Le patriarche, chef autoritaire et politicien madré, avait ravi le pouvoir à 38 ans, après avoir renversé Hissène Habre avec le soutien de la France.
Le fils, lui, a 37 ans, quand il devient « président du conseil militaire de la transition », hors de tout cadre constitutionnel. Cet ancien commandant de la garde présidentielle jouit alors de l’appui tacite de la France qu’il vient cependant de bouter hors de son pays en rompant sans préavis des accords militaires hérité de l’époque coloniale.
Selon lui, ces accords sont devenus « complétement obsolètes » et ne correspondent plus « aux réalités politiques et géostratégiques » dans un pays « souverain ». Une première unité de 120 soldats français a quitté le Tchad vendredi midi, dix jours après le départ des Mirage 2000 stationnés par Paris dans ce pays désertique, le dernier du Sahel à abriter des forces françaises.
Adoubé par le président Macron qu’il a rencontré régulièrement depuis la mort de son père, le militaire semble avoir pris ses distances ces derniers mois après l’ouverture d’une enquête à Paris sur des soupçons de bien mal acquis en France.
-Opposition réprimée-
Les appels répétés de la France pour une plus grande neutralité dans le conflit au Soudan voisin et pour des élections législatives plus inclusives le 29 décembre prochain auraient aussi alimenté son impatience, selon son entourage.
Ces élections, les premières depuis 2011, sont boycottées par les partis d’opposition qui dénoncent un scrutin joué d’avance, voué à « légaliser la fraude et la suspension des libertés publiques et politiques », quelques mois après la présidentielle qui lui a permis de légitimer sa position à la tête du pays en mai dernier.
Piètre orateur, peu adepte des bains de foule, Mahamat Déby a obtenu un mandat de cinq ans avec 61% des voix après avoir fait violemment réprimer toute opposition et écarté ses plus dangereux rivaux de la course à la présidence.

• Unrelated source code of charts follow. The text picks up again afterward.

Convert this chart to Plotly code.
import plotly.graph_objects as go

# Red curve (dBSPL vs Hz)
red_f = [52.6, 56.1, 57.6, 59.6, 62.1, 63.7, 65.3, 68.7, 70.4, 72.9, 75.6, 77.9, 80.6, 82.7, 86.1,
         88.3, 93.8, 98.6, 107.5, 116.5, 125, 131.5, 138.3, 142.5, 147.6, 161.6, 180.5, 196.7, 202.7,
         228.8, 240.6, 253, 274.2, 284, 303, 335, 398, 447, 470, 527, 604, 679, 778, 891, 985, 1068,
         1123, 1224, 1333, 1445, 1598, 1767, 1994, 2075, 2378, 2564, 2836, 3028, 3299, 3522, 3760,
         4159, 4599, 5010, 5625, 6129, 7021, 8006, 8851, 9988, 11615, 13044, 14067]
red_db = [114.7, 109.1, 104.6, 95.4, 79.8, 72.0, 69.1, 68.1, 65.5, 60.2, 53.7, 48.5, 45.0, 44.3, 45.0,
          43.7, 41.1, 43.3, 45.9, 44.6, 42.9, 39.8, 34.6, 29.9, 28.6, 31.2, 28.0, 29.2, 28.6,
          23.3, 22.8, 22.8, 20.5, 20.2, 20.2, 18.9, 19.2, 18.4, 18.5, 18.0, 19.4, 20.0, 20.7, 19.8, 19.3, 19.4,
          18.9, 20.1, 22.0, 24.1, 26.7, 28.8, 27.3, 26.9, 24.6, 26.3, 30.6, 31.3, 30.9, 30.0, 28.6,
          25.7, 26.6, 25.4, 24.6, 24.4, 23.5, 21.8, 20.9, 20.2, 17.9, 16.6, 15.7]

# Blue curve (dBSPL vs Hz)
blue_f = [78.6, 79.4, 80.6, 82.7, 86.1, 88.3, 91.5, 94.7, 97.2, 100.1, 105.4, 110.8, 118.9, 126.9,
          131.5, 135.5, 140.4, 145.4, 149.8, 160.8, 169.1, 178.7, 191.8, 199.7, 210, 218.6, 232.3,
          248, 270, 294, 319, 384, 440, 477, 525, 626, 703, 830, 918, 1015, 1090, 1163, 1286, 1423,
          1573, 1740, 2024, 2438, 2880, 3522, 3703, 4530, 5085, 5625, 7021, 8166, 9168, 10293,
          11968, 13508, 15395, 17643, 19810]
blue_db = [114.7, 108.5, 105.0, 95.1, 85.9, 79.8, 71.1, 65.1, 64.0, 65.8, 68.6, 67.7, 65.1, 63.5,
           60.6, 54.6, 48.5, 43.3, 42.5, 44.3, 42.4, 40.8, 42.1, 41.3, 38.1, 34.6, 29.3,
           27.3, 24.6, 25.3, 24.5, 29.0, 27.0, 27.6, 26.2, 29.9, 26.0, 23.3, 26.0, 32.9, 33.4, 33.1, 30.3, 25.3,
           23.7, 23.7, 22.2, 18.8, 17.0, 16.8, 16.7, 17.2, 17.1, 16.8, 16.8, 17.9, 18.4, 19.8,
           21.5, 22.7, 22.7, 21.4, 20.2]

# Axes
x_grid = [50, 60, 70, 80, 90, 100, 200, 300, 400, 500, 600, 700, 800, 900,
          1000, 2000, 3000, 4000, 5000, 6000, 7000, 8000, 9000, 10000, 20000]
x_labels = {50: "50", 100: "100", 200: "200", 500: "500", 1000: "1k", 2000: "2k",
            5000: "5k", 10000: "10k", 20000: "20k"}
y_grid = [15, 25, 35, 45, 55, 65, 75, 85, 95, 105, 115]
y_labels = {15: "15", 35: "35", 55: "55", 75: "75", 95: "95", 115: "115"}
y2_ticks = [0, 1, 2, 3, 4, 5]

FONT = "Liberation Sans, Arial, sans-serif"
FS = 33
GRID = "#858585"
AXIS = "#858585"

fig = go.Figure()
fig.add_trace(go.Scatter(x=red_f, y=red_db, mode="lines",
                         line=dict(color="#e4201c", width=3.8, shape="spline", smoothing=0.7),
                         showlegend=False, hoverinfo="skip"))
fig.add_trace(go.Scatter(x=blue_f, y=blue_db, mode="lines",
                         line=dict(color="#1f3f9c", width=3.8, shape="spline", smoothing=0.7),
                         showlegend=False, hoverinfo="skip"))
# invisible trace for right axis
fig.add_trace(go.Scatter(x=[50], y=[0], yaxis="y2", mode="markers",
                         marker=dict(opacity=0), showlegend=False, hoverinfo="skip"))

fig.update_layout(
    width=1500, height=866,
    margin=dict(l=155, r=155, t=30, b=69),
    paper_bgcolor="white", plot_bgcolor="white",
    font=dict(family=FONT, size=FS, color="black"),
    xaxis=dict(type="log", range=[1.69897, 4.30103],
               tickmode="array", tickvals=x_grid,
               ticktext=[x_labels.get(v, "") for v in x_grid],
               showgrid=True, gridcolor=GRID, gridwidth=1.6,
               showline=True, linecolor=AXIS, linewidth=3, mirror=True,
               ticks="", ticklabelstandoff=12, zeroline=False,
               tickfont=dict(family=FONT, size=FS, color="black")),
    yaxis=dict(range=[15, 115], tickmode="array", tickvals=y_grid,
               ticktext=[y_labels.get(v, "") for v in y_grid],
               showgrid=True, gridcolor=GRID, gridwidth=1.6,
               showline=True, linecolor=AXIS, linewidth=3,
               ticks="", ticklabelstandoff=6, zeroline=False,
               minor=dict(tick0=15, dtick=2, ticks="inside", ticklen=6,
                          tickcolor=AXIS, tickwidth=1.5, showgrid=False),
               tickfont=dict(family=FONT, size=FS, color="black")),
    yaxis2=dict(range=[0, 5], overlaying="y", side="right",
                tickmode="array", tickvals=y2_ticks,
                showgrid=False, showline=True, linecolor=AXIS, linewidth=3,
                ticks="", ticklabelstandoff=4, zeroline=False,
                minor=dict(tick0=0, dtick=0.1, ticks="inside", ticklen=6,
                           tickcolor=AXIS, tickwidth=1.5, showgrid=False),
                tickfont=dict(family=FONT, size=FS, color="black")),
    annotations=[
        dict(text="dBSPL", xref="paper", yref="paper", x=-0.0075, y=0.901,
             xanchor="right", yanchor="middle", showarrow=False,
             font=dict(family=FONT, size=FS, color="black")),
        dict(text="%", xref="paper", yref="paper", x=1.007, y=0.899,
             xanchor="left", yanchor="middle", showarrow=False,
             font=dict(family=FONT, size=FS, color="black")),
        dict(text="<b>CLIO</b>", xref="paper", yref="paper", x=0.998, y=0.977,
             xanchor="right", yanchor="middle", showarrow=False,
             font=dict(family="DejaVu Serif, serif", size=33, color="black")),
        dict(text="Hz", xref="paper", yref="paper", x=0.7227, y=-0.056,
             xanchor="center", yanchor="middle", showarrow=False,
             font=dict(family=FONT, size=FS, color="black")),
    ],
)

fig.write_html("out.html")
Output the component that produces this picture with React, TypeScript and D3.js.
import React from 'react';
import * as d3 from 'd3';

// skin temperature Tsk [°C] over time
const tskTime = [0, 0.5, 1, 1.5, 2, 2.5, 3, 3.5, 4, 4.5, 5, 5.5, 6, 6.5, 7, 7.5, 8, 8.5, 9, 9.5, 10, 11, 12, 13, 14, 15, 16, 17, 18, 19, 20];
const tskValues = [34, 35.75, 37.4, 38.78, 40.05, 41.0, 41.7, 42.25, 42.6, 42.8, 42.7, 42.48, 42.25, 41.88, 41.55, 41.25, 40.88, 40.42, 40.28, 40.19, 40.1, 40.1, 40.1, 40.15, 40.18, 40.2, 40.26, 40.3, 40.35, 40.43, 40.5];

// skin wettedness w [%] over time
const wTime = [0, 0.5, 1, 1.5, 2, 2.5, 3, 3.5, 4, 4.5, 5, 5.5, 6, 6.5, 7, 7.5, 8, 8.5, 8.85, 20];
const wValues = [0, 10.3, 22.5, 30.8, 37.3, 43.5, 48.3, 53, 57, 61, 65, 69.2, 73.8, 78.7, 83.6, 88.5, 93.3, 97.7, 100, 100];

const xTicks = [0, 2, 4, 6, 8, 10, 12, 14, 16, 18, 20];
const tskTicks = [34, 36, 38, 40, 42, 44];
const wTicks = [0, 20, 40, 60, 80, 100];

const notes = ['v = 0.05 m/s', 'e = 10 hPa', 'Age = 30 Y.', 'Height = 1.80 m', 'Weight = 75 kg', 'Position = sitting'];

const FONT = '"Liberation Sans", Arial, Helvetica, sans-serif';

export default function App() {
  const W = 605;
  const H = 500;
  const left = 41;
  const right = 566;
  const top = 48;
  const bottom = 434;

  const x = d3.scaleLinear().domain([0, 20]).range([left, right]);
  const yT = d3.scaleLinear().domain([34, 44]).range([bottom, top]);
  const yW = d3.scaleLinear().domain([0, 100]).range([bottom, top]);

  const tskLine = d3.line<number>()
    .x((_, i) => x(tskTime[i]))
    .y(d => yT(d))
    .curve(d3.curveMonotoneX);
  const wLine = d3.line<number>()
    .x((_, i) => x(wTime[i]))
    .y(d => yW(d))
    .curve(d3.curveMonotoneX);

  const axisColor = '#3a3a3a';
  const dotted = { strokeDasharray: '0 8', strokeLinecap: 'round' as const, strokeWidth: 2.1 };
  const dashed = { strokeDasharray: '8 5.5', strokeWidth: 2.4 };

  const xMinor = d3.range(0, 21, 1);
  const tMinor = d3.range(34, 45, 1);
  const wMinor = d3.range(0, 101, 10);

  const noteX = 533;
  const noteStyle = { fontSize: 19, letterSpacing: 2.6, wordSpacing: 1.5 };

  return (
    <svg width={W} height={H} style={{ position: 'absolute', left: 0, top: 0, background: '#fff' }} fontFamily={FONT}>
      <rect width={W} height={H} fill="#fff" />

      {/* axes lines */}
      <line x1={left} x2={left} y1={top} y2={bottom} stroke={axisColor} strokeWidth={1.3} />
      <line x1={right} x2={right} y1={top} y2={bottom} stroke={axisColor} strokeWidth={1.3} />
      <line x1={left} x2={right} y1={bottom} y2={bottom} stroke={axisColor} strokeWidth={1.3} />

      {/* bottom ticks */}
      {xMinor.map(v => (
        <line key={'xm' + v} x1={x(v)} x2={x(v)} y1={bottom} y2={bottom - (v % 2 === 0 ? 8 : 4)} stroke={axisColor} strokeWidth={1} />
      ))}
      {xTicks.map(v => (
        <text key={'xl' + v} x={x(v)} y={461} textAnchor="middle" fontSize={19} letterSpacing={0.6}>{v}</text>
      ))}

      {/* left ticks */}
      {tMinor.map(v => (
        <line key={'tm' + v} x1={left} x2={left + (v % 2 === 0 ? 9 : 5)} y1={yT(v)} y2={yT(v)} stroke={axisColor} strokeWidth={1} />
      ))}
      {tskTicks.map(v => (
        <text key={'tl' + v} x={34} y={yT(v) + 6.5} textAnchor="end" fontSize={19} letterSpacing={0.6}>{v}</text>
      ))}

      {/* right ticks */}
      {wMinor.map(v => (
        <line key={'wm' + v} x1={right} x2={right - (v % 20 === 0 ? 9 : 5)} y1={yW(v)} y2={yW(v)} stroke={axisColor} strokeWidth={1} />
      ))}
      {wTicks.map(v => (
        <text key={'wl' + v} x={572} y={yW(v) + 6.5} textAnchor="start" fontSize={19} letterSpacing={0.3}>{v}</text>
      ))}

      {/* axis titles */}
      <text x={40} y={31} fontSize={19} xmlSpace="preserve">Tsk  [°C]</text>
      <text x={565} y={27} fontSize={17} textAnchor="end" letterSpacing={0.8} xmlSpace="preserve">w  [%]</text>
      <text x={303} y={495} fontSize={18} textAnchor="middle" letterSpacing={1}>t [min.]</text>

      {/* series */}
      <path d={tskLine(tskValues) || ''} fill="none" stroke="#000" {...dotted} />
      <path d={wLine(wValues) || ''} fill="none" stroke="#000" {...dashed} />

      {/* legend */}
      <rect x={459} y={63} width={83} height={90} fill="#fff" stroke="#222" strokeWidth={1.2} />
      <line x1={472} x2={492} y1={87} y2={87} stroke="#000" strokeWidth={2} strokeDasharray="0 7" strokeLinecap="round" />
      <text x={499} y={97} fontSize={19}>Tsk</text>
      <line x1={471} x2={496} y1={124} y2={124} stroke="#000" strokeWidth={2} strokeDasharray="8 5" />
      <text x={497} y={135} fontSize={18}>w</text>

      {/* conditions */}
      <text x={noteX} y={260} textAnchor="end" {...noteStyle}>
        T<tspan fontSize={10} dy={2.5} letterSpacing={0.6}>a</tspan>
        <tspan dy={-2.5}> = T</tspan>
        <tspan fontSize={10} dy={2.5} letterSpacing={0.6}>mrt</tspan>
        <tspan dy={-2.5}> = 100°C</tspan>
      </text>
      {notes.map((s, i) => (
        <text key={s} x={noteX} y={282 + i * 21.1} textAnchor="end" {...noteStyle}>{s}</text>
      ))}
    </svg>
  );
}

Et, tout comme son père, en phagocytant habilement une partie de l’opposition.
Comme à l’époque de son père, son régime est régulièrement accusé de violer les droits humains par les ONG internationales, tandis que ses opposants dénoncent le climat de terreur nourri par les services de sécurité.
Sa légitimité et sa popularité, déjà fragiles au sein même de sa famille et de l’ethnie Zaghawa -celle de son père- se sont effritées depuis que les militaires ont tué début 2024 son cousin Yaya Dillo Djérou, son plus sérieux rival pour la présidentielle, en prenant d’assaut le siège de son parti. Cette mort qualifiée « d’assassinat » par les partisans de Yaya Dillo a cristallisé une discorde au cœur du clan familial.
Dans un geste d’apaisement, le chef de l’Etat a fait libérer cette semaine une vingtaine de proches de Yaya Dillo Djerou qui, selon Amnesty International, étaient détenus au secret dans une prison au milieu du désert.
Pour affirmer son autorité, il avait plusieurs fois remanié l’état-major de sa toute-puissante armée au commandement longtemps dominé par les Zaghawas et quelques alliés Gorane – l’ehtnie de sa mère.
Sur le plan international, il s’est récemment rapproché des Emirats arabes unis qui ont octroyé à son pays un prêt de 500 millions de dollars à taux très avantageux en contrepartie, selon ses opposants, du soutien logistique apporté à des livraisons d’armes aux paramilitaires des Forces de soutien rapide (FSR) opposés à l’armée régulière soudanaise. Il s’est aussi rapproché de la Russie et la Hongrie.